Announcing BixBench: A Benchmark to Evaluate AI Agents on Bioinformatics Tasks
Artificial Intelligence (AI) is changing scientific research at a rapid pace and is beginning to enable the automation of complex analytical tasks. However, despite these advances in AI systems for scientific discovery, achieving full autonomy in research remains a challenge. One of the most promising fields for AI-driven automation is bioinformatics, where data-focused research lends itself to purely computational analysis.
Today, in partnership with ScienceMachine, FutureHouse is introducing BixBench, a benchmark designed to evaluate AI agents on real-world bioinformatics tasks. BixBench challenges AI models with open-ended analytical research scenarios, requiring them to analyze data, generate insights, and interpret results autonomously.

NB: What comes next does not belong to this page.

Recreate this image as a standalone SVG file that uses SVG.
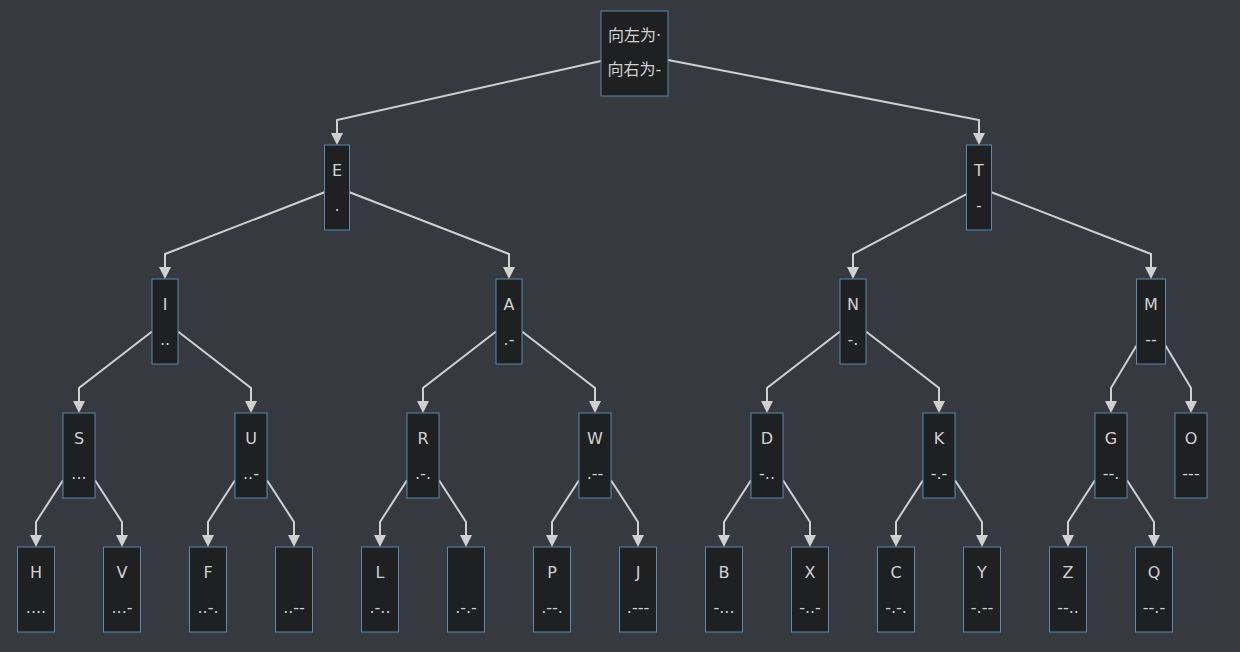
<svg xmlns="http://www.w3.org/2000/svg" width="1240" height="652" viewBox="0 0 1240 652">
<style>
.bg{fill:#363a40}
.n rect{fill:#1f2021;stroke:#5d87ab;stroke-width:1}
.n text{fill:#d2d2d2;font-family:"DejaVu Sans","Noto Sans CJK SC",sans-serif;font-size:16px;text-anchor:middle}
.e path{fill:none;stroke:#d0d0d0;stroke-width:2;marker-end:url(#ah)}
</style>
<defs>
<marker id="ah" markerUnits="userSpaceOnUse" markerWidth="12" markerHeight="12" refX="0" refY="6" orient="auto" viewBox="0 0 12 12">
<path d="M0,0 L12,6 L0,12 z" fill="#d0d0d0"/>
</marker>
</defs>
<rect class="bg" x="0" y="0" width="1240" height="652"/>
<g class="e" id="connectors">
<path d="M601,61 L337,120 L337,133"/>
<path d="M668,60 L979,120 L979,133"/>
<path d="M324.5,192.3 L165,254 L165,267"/>
<path d="M349.5,192.3 L509,254 L509,267"/>
<path d="M966.5,194.1 L853,254 L853,267"/>
<path d="M991.5,192.3 L1151,254 L1151,267"/>
<path d="M152,331.5 L79,388 L79,401"/>
<path d="M178,331.5 L251,388 L251,401"/>
<path d="M496,331.5 L423,388 L423,401"/>
<path d="M522,331.5 L595,388 L595,401"/>
<path d="M840,331.5 L767,388 L767,401"/>
<path d="M866,331.5 L939,388 L939,401"/>
<path d="M1136.5,345.6 L1111,388 L1111,401"/>
<path d="M1165.5,345.6 L1191,388 L1191,401"/>
<path d="M63,480.2 L36,522 L36,535"/>
<path d="M95,480.2 L122,522 L122,535"/>
<path d="M235,480.2 L208,522 L208,535"/>
<path d="M267,480.2 L294,522 L294,535"/>
<path d="M407,480.2 L380,522 L380,535"/>
<path d="M439,480.2 L466,522 L466,535"/>
<path d="M579,480.2 L552,522 L552,535"/>
<path d="M611,480.2 L638,522 L638,535"/>
<path d="M751,480.2 L724,522 L724,535"/>
<path d="M783,480.2 L810,522 L810,535"/>
<path d="M923,480.2 L896,522 L896,535"/>
<path d="M955,480.2 L982,522 L982,535"/>
<path d="M1095,480.2 L1068,522 L1068,535"/>
<path d="M1127,480.2 L1154,522 L1154,535"/>
</g>
<g class="n" id="root"><rect x="601" y="11" width="67" height="85"/><text x="634.5" y="41">向左为·</text><text x="634.5" y="75">向右为-</text></g>
<g class="n" id="E"><rect x="324.5" y="145" width="25" height="85"/><text x="337" y="176">E</text><text x="337" y="211">.</text></g>
<g class="n" id="T"><rect x="966.5" y="145" width="25" height="85"/><text x="979" y="176">T</text><text x="979" y="211">-</text></g>
<g class="n" id="I"><rect x="152" y="279" width="26" height="85"/><text x="165" y="310">I</text><text x="165" y="345">..</text></g>
<g class="n" id="A"><rect x="496" y="279" width="26" height="85"/><text x="509" y="310">A</text><text x="509" y="345">.-</text></g>
<g class="n" id="N"><rect x="840" y="279" width="26" height="85"/><text x="853" y="310">N</text><text x="853" y="345">-.</text></g>
<g class="n" id="M"><rect x="1136.5" y="279" width="29" height="85"/><text x="1151" y="310">M</text><text x="1151" y="345">--</text></g>
<g class="n" id="S"><rect x="63" y="413" width="32" height="85"/><text x="79" y="444">S</text><text x="79" y="479">...</text></g>
<g class="n" id="U"><rect x="235" y="413" width="32" height="85"/><text x="251" y="444">U</text><text x="251" y="479">..-</text></g>
<g class="n" id="R"><rect x="407" y="413" width="32" height="85"/><text x="423" y="444">R</text><text x="423" y="479">.-.</text></g>
<g class="n" id="W"><rect x="579" y="413" width="32" height="85"/><text x="595" y="444">W</text><text x="595" y="479">.--</text></g>
<g class="n" id="D"><rect x="751" y="413" width="32" height="85"/><text x="767" y="444">D</text><text x="767" y="479">-..</text></g>
<g class="n" id="K"><rect x="923" y="413" width="32" height="85"/><text x="939" y="444">K</text><text x="939" y="479">-.-</text></g>
<g class="n" id="G"><rect x="1095" y="413" width="32" height="85"/><text x="1111" y="444">G</text><text x="1111" y="479">--.</text></g>
<g class="n" id="O"><rect x="1175" y="413" width="32" height="85"/><text x="1191" y="444">O</text><text x="1191" y="479">---</text></g>
<g class="n" id="H"><rect x="17.5" y="547" width="37" height="85"/><text x="36" y="578">H</text><text x="36" y="613">....</text></g>
<g class="n" id="V"><rect x="103.5" y="547" width="37" height="85"/><text x="122" y="578">V</text><text x="122" y="613">...-</text></g>
<g class="n" id="F"><rect x="189.5" y="547" width="37" height="85"/><text x="208" y="578">F</text><text x="208" y="613">..-.</text></g>
<g class="n" id="n_UD"><rect x="275.5" y="547" width="37" height="85"/><text x="294" y="613">..--</text></g>
<g class="n" id="L"><rect x="361.5" y="547" width="37" height="85"/><text x="380" y="578">L</text><text x="380" y="613">.-..</text></g>
<g class="n" id="n_RD"><rect x="447.5" y="547" width="37" height="85"/><text x="466" y="613">.-.-</text></g>
<g class="n" id="P"><rect x="533.5" y="547" width="37" height="85"/><text x="552" y="578">P</text><text x="552" y="613">.--.</text></g>
<g class="n" id="J"><rect x="619.5" y="547" width="37" height="85"/><text x="638" y="578">J</text><text x="638" y="613">.---</text></g>
<g class="n" id="B"><rect x="705.5" y="547" width="37" height="85"/><text x="724" y="578">B</text><text x="724" y="613">-...</text></g>
<g class="n" id="X"><rect x="791.5" y="547" width="37" height="85"/><text x="810" y="578">X</text><text x="810" y="613">-..-</text></g>
<g class="n" id="C"><rect x="877.5" y="547" width="37" height="85"/><text x="896" y="578">C</text><text x="896" y="613">-.-.</text></g>
<g class="n" id="Y"><rect x="963.5" y="547" width="37" height="85"/><text x="982" y="578">Y</text><text x="982" y="613">-.--</text></g>
<g class="n" id="Z"><rect x="1049.5" y="547" width="37" height="85"/><text x="1068" y="578">Z</text><text x="1068" y="613">--..</text></g>
<g class="n" id="Q"><rect x="1135.5" y="547" width="37" height="85"/><text x="1154" y="578">Q</text><text x="1154" y="613">--.-</text></g>
</svg>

- Read the announcement, which details why there's a need for a bioinformatics benchmark, how FutureHouse built BixBench in partnership with ScienceMachine, and how to evaluate AI models on BixBench.
- Read more about the benchmark on ArXiv.
- Explore the dataset itself on Huggingface.
- Use the evaluation harness on GitHub.
- See the agent framework on GitHub.
BixBench represents a significant step forward in evaluating AI’s role in bioinformatics. By presenting AI models with real-world analytical tasks, we’ve provided a rigorous testbed for measuring progress in autonomous scientific discovery. While current AI models show promise, they still have a long way to go before matching human expertise in bioinformatics.
As AI technology continues to evolve, benchmarks like BixBench will play a crucial role in guiding its development, ensuring that AI systems become valuable collaborators in the scientific process.